Pro-Brexit campaigners had treated Britain’s previous exemption from the ban as a vindication of the country’s decision to cut ties with the European Union.
“The U.K. is now treated as an independent country,” Nigel Farage, the leader of the Brexit Party, said triumphantly last week.
But Brexit champions were largely silent on Saturday as Britain, which has recorded 1,140 infections and 21 deaths from coronavirus, was added to the list.
The new measures across Europe reflected a growing awareness that delayed action or intervention could lead to an outbreak like the one in Italy. In that country, more than 21,000 Italians have been sickened, more than 1,400 have been killed, and doctors and nurses have been so overwhelmed that they have had to choose whom to treat and whom to leave to fend for themselves.
France declared that it had entered the most serious threat level from the epidemic — the so-called Phase 3 — an announcement that citizens and commentators had been awaiting with dread.
“Up until now, the French have not sufficiently become aware of their role facing the virus,” one of the country’s top health officials, Jérôme Salomon said. “It is urgent, it is now that you need to change behavior.”

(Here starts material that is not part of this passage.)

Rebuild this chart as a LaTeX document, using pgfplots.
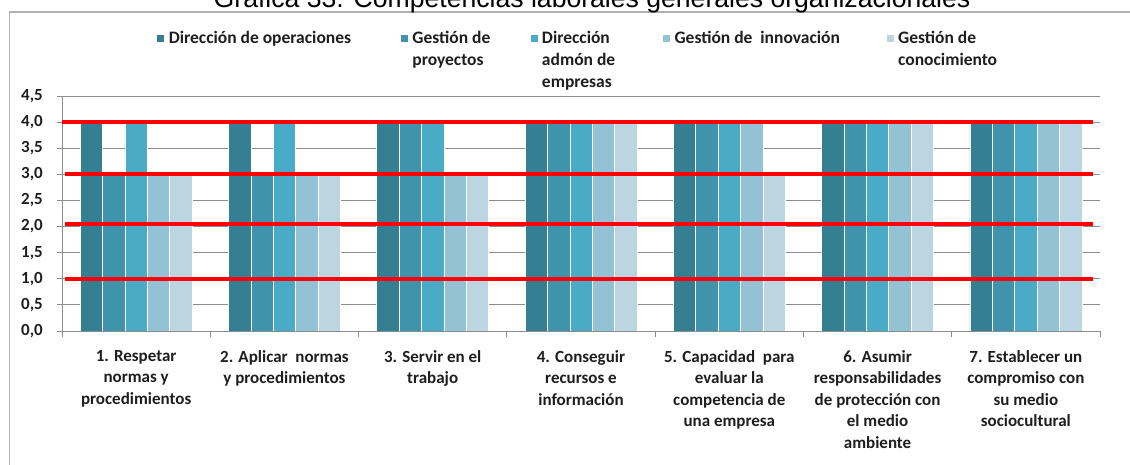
\documentclass[border=0pt]{standalone}
\usepackage{fontspec}
\setmainfont{Carlito}
\newfontfamily\arialfont{Liberation Sans}
\usepackage{pgfplots}
\pgfplotsset{compat=1.18}
\definecolor{cDO}{HTML}{357F93}
\definecolor{cGP}{HTML}{3F94AB}
\definecolor{cDA}{HTML}{4AABC6}
\definecolor{cGI}{HTML}{93C2D4}
\definecolor{cGC}{HTML}{BCD6E1}
\definecolor{gridgray}{HTML}{8C8C8C}
\definecolor{framegray}{HTML}{B0B0B0}
\definecolor{txt}{HTML}{1E1E1E}
\begin{document}
\begin{tikzpicture}
\useasboundingbox (0pt,0pt) rectangle (1130pt,465pt);
\clip (0pt,0pt) rectangle (1130pt,465pt);
\draw[framegray, line width=1.3pt] (9.5pt,-10pt) -- (9.5pt,453pt) -- (1140pt,453pt);
\node[font=\arialfont\fontsize{26.6}{30}\selectfont, anchor=base, inner sep=0pt] at (592pt,457pt) {Gráfica 33. Competencias laborales generales organizacionales};
\begin{axis}[
  at={(62pt,134pt)}, anchor=south west,
  scale only axis, width=1038pt, height=235pt,
  xmin=-0.5, xmax=6.5, ymin=0, ymax=4.5,
  ybar=0pt, bar width=22.4pt,
  axis x line*=bottom, axis y line*=left,
  axis line style={gridgray, line width=0.9pt},
  ytick={0,0.5,1,1.5,2,2.5,3,3.5,4,4.5},
  yticklabels={{0,0\kern14pt},{0,5\kern14pt},{1,0\kern14pt},{1,5\kern14pt},{2,0\kern14pt},{2,5\kern14pt},{3,0\kern14pt},{3,5\kern14pt},{4,0\kern14pt},{4,5\kern14pt}},
  yticklabel style={text=txt, font=\bfseries\fontsize{17}{18}\selectfont, anchor=east, inner sep=0pt},
  ymajorgrids, grid style={gridgray, line width=0.9pt},
  ytick style={gridgray, line width=0.9pt},
  ytick align=outside,
  major tick length=5pt,
  xtick={0,1,2,3,4,5,6},
  xtick style={draw=none},
  minor xtick={-0.5,0.5,1.5,2.5,3.5,4.5,5.5,6.5},
  minor tick length=6pt,
  xtick align=outside,
  minor x tick style={gridgray, line width=0.9pt, draw=gridgray},
  xticklabels={
    {1. Respetar\\normas y\\procedimientos},
    {2. Aplicar\ \ normas\\y procedimientos},
    {3. Servir en el\\trabajo},
    {4. Conseguir\\recursos e\\información},
    {5. Capacidad\ \ para\\evaluar la\\competencia de\\una empresa},
    {6. Asumir\\responsabilidades\\de protección con\\el medio\\ambiente},
    {7. Establecer un\\compromiso con\\su medio\\sociocultural}},
  xticklabel style={align=center, anchor=north, text=txt, inner sep=0pt, yshift=-14pt,
    font=\bfseries\fontsize{17}{21.5}\selectfont},
  legend columns=5,
  legend cell align=left,
  legend style={draw=none, fill=none, at={(0.0915,1.277)}, anchor=north west,
    inner sep=0pt, column sep=0pt, text=txt,
    font=\bfseries\fontsize{17.5}{22}\selectfont,
    cells={anchor=base west}, nodes={inner sep=0pt}},
  legend image code/.code={\path[#1, draw=none] (0pt,1.5pt) rectangle (7pt,8.5pt); \path (0pt,0pt) (11pt,0pt);},
]
\addplot[fill=cDO, draw=white, line width=0.6pt] coordinates {(0,4) (1,4) (2,4) (3,4) (4,4) (5,4) (6,4)};
\addplot[fill=cGP, draw=white, line width=0.6pt] coordinates {(0,3) (1,3) (2,4) (3,4) (4,4) (5,4) (6,4)};
\addplot[fill=cDA, draw=white, line width=0.6pt] coordinates {(0,4) (1,4) (2,4) (3,4) (4,4) (5,4) (6,4)};
\addplot[fill=cGI, draw=white, line width=0.6pt] coordinates {(0,3) (1,3) (2,3) (3,4) (4,4) (5,4) (6,4)};
\addplot[fill=cGC, draw=white, line width=0.6pt] coordinates {(0,3) (1,3) (2,3) (3,4) (4,3) (5,4) (6,4)};
\addlegendentry{\parbox[t]{232pt}{Dirección de operaciones}}
\addlegendentry{\parbox[t]{118pt}{Gestión de\\proyectos}}
\addlegendentry{\parbox[t]{121pt}{Dirección\\admón de\\empresas}}
\addlegendentry{\parbox[t]{212pt}{Gestión de\ \ innovación}}
\addlegendentry{\parbox[t]{100pt}{Gestión de\\conocimiento}}
\addplot[sharp plot, red, line width=4pt, forget plot] coordinates {(-0.5,4) (6.452,4)};
\addplot[sharp plot, red, line width=4pt, forget plot] coordinates {(-0.48,3) (6.452,3)};
\addplot[sharp plot, red, line width=4pt, forget plot] coordinates {(-0.48,2.04) (6.452,2.04)};
\addplot[sharp plot, red, line width=4pt, forget plot] coordinates {(-0.48,1) (6.452,1)};
\end{axis}
\end{tikzpicture}
\end{document}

A half-dozen French lawmakers and several government ministers have been infected. Sunday’s elections in France, for mayors and city councils, have been regarded as a critical referendum on Mr. Macron’s reformist government, though turnout is expected to be low, with the public’s mind elsewhere.
Beyond the elections, France has yet another coronavirus problem to tackle: a cruise ship headed its way.
An Italian couple tested positive for the coronavirus in San Juan, Puerto Rico, late on Friday after they disembarked from the cruise ship. Costa Cruises, an Italian subsidiary of Miami-based Carnival Corp., says the ship is now heading to Marseilles, France.
But the closing of restaurants and cafes in France, major elements of the country’s symbolic heart, is certain to bring the crisis home to the average French person in a way that nothing has so far. Even the closing of museums and major tourist attractions, announced Friday, don’t compare.
Commentators on French television Saturday night noted that even during the German occupation, bars and restaurants stayed open.
On Saturday night, a Paris reveler, Clémence Jamult, a 39-year-old history teacher, said the closures meant “the end of a very French way of life.”
“It’s a special moment,” she added. Others said it was inevitable.
“It’s a little sad to come to this, but it’s a necessary decision,” said Ms. Noaillon, the bartender, adding that French people were barely respecting the rules of “social distancing” urged on them by the government earlier in the week.
Adam Nossiter reported from Paris, and Raphael Minder and Elian Peltier reported from Madrid. Benjamin Mueller contributed reporting from in London, and Constant Meheut and Aurelien Breeden from Paris and Zolan Kanno-Youngs from Washington D.C.